Spotlight: South Shore High

The entrance plaza is lighted with rows of column-like fixtures.
Steve Hall / Hedrich Blessing

This project is one section of AN‘s five-part feature on architectural lighting, "Sharing the Spotlight." Click here to view additional projects.

South Shore High School,
Chicago

John Ronan Architects
Charter Sills

The new South Shore High School elevates the everyday experience of public education through sensitive use of space, light, and materials.

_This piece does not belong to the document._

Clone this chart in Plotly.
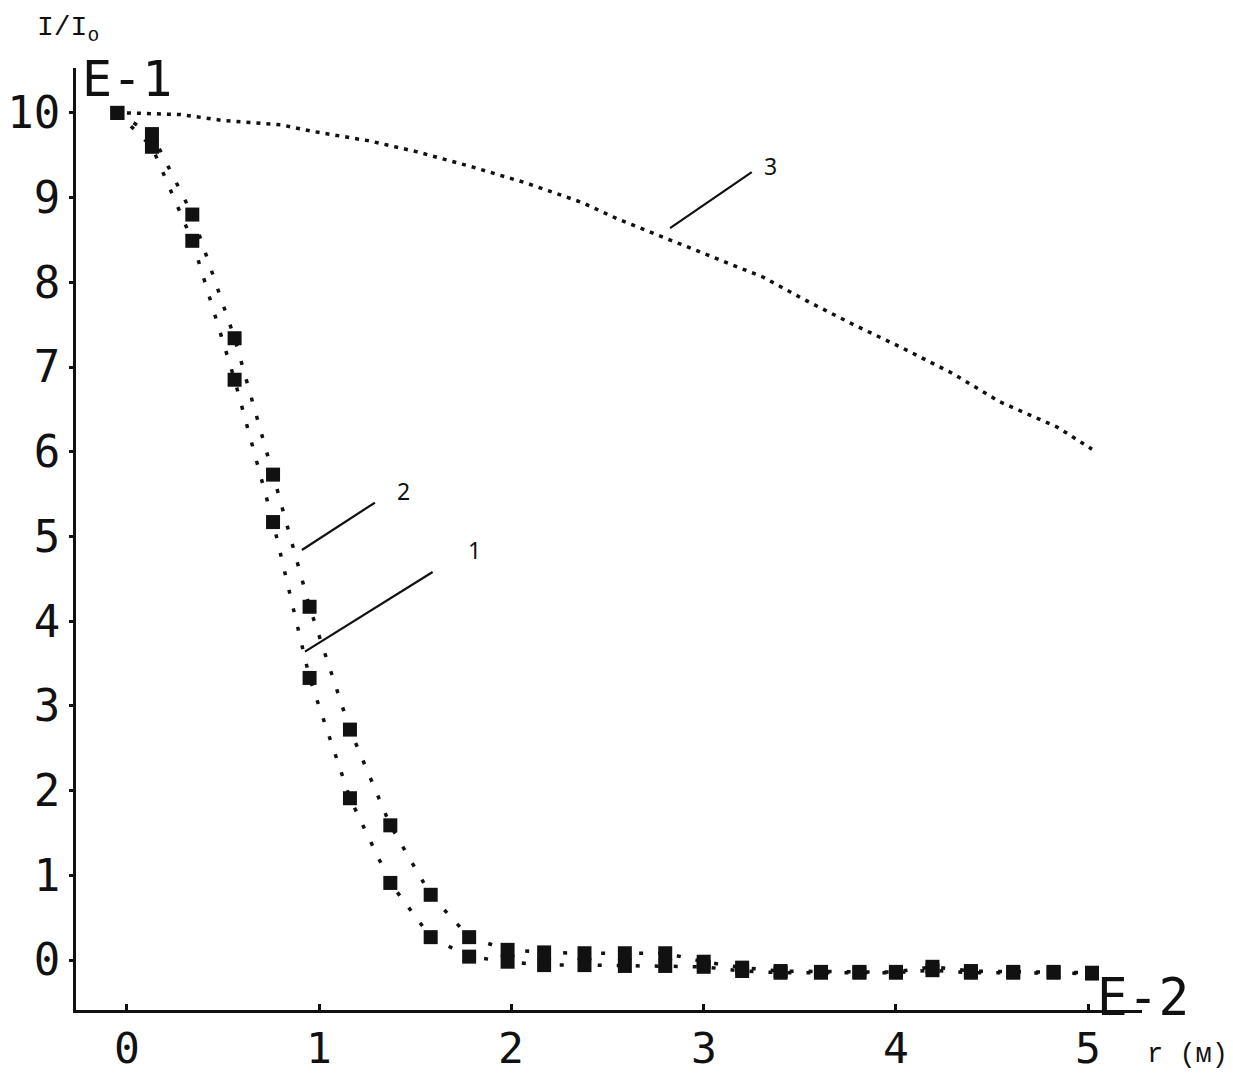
import plotly.graph_objects as go

# data (r in metres, I/Io in units of E-1)
r_markers = [-0.05, 0.13, 0.34, 0.56, 0.76, 0.95, 1.16, 1.37, 1.58, 1.78, 1.98, 2.17, 2.38,
             2.59, 2.80, 3.00, 3.20, 3.40, 3.61, 3.81, 4.00, 4.19, 4.39, 4.61, 4.82, 5.02]
curve_1 = [10.0, 9.60, 8.49, 6.85, 5.17, 3.33, 1.91, 0.91, 0.27, 0.04, -0.02, -0.06, -0.06,
           -0.07, -0.07, -0.08, -0.13, -0.15, -0.15, -0.15, -0.15, -0.12, -0.15, -0.15, -0.15, -0.16]
curve_2 = [10.0, 9.75, 8.80, 7.34, 5.73, 4.17, 2.72, 1.59, 0.77, 0.27, 0.12, 0.09, 0.08,
           0.08, 0.08, -0.02, -0.09, -0.13, -0.14, -0.14, -0.14, -0.08, -0.13, -0.14, -0.14, -0.15]

r_curve3 = [0.0, 0.28, 0.50, 0.80, 0.97, 1.26, 1.51, 1.80, 2.08, 2.37, 2.55, 2.76, 3.05,
            3.31, 3.52, 3.78, 4.02, 4.29, 4.54, 4.84, 5.02]
curve_3 = [10.0, 9.98, 9.91, 9.86, 9.78, 9.67, 9.54, 9.36, 9.17, 8.94, 8.75, 8.56, 8.30,
           8.06, 7.80, 7.50, 7.24, 6.93, 6.59, 6.29, 6.03]

x_ticks = [0, 1, 2, 3, 4, 5]
y_ticks = [0, 1, 2, 3, 4, 5, 6, 7, 8, 9, 10]

MONO = "DejaVu Sans Mono"
INK = "#111111"

fig = go.Figure()

for ys in (curve_1, curve_2):
    fig.add_trace(go.Scatter(
        x=r_markers, y=ys, mode="lines+markers",
        line=dict(color=INK, width=3.5, dash="4px,15px"),
        marker=dict(symbol="square", size=14, color=INK),
        showlegend=False,
    ))

fig.add_trace(go.Scatter(
    x=r_curve3, y=curve_3, mode="lines",
    line=dict(color=INK, width=3.5, dash="4px,6px"),
    showlegend=False,
))

# leader lines + curve numbers
leaders = [
    ("1", (0.926, 3.64), (1.59, 4.58), (1.81, 4.84)),
    ("2", (0.91, 4.84), (1.29, 5.40), (1.436, 5.54)),
    ("3", (2.825, 8.64), (3.25, 9.30), (3.345, 9.37)),
]
for label, p0, p1, pt in leaders:
    fig.add_shape(type="line", x0=p0[0], y0=p0[1], x1=p1[0], y1=p1[1],
                  xref="x", yref="y", line=dict(color=INK, width=2.2))
    fig.add_annotation(x=pt[0], y=pt[1], text=label, showarrow=False,
                       font=dict(family="Noto Sans", size=23, color=INK))

# x tick labels sit close under the axis, as on the plotter output
for v in x_ticks:
    fig.add_annotation(x=v, y=-0.012, xref="x", yref="paper", text=str(v),
                       showarrow=False, yanchor="top",
                       font=dict(family=MONO, size=43, color=INK))

# axis captions and exponent markers (paper coords, plot area = 1066 x 942 px)
fig.add_annotation(x=-0.0385, y=1.062, xref="paper", yref="paper",
                   text="I/I<sub>o</sub>", showarrow=False,
                   xanchor="left", yanchor="top",
                   font=dict(family="Liberation Mono", size=28, color=INK))
fig.add_annotation(x=0.004, y=0.988, xref="paper", yref="paper",
                   text="E-1", showarrow=False,
                   xanchor="left", yanchor="middle",
                   font=dict(family=MONO, size=50, color=INK))
fig.add_annotation(x=0.956, y=0.013, xref="paper", yref="paper",
                   text="E-2", showarrow=False,
                   xanchor="left", yanchor="middle",
                   font=dict(family=MONO, size=51, color=INK))
fig.add_annotation(x=1.003, y=-0.048, xref="paper", yref="paper",
                   text="r (м)", showarrow=False,
                   xanchor="left", yanchor="middle",
                   font=dict(family="Liberation Mono", size=27, color=INK))

fig.update_layout(
    width=1225, height=1066,
    margin=dict(l=68, r=91, t=60, b=64),
    paper_bgcolor="white", plot_bgcolor="white",
)
fig.update_xaxes(
    range=[-0.265, 5.28], tickvals=x_ticks, showticklabels=False,
    showline=True, linecolor=INK, linewidth=3, showgrid=False, zeroline=False,
    ticks="inside", ticklen=6, tickwidth=3, tickcolor=INK, automargin=False,
)
fig.update_yaxes(
    range=[-0.59, 10.53], tickvals=y_ticks, ticktext=[str(v) for v in y_ticks],
    showline=True, linecolor=INK, linewidth=3, showgrid=False, zeroline=False,
    ticks="outside", ticklen=4, tickwidth=3, tickcolor=INK,
    tickfont=dict(family=MONO, size=44, color=INK), automargin=False,
)

fig.write_html("out.html")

Designed by John Ronan Architects, this finely wrought piece of public design is even more remarkable as it is a prototype for new high school construction throughout the city.

With a goal of maximizing natural daylight, the architects and lighting designers layered in artificial lighting to accentuate public spaces and to efficiently pinpoint classroom functions. Students enter by crossing a landscaped plaza, punctuated by parallel rows of column-like outdoor light fixtures. “We wanted the students to feel like they were important when they entered the building,” Ronan said. In plan, the school is a series of three bars, which Ronan says symbolize the importance of a balanced mind, body, and spirit. One area holds classrooms, another athletic facilities, and the third houses art and performance spaces and the library.

Ronan worked with the lighting designers CharterSills, with whom he has collaborated on several projects, to create the lighting scheme, which adds visual interest, and offers precise controls and energy savings. Inside, standardized fixtures—like exposed flourescent tubes—are used in artful ways. In the library and Commons, an informal gathering space, the fluorescents are staggered to break up the monotony. “We wanted to eliminate the tunnel effect,” said Mark Sills, principal at Charter Sills.

   
Left to right: Fluorescent lighting is staggered to enliven the commons; sensors adjust lighting in classrooms according to accessible natural light; clerestories add natural light to hallways.
 

Daylighting is used throughout the building both to improve student experience and to conserve energy. Spaces like hallways, which in many schools are treated like an afterthought, here have generous natural light from clerestory windows, which also allow light to penetrate classrooms from the interior. Art and music rooms have floorto-ceiling glass windows, and all the classrooms have sensors to take advantage of the high levels of natural light and cut energy use. Each classroom has two or three layers of light: perimeter lighting, overhead or task lighting, and lighting along the teaching wall. Each layer of lighting can be adjusted individually. “It allows people to take control of the space. It’s not a one-size-fits-all approach,” Sills said. “Our work dovetails very well with John’s,” Sills said. “We try not to get fussy with elaborate fixtures, but we also don’t hide them. There’s no need to try to make something it’s not.”

Ronan used a similarly direct approach with the architecture. Concrete slabs and masonry walls are left unadorned and programmatic areas are clearly defined. The fundamentals of architecture, like those of a sound education, stand the test of time.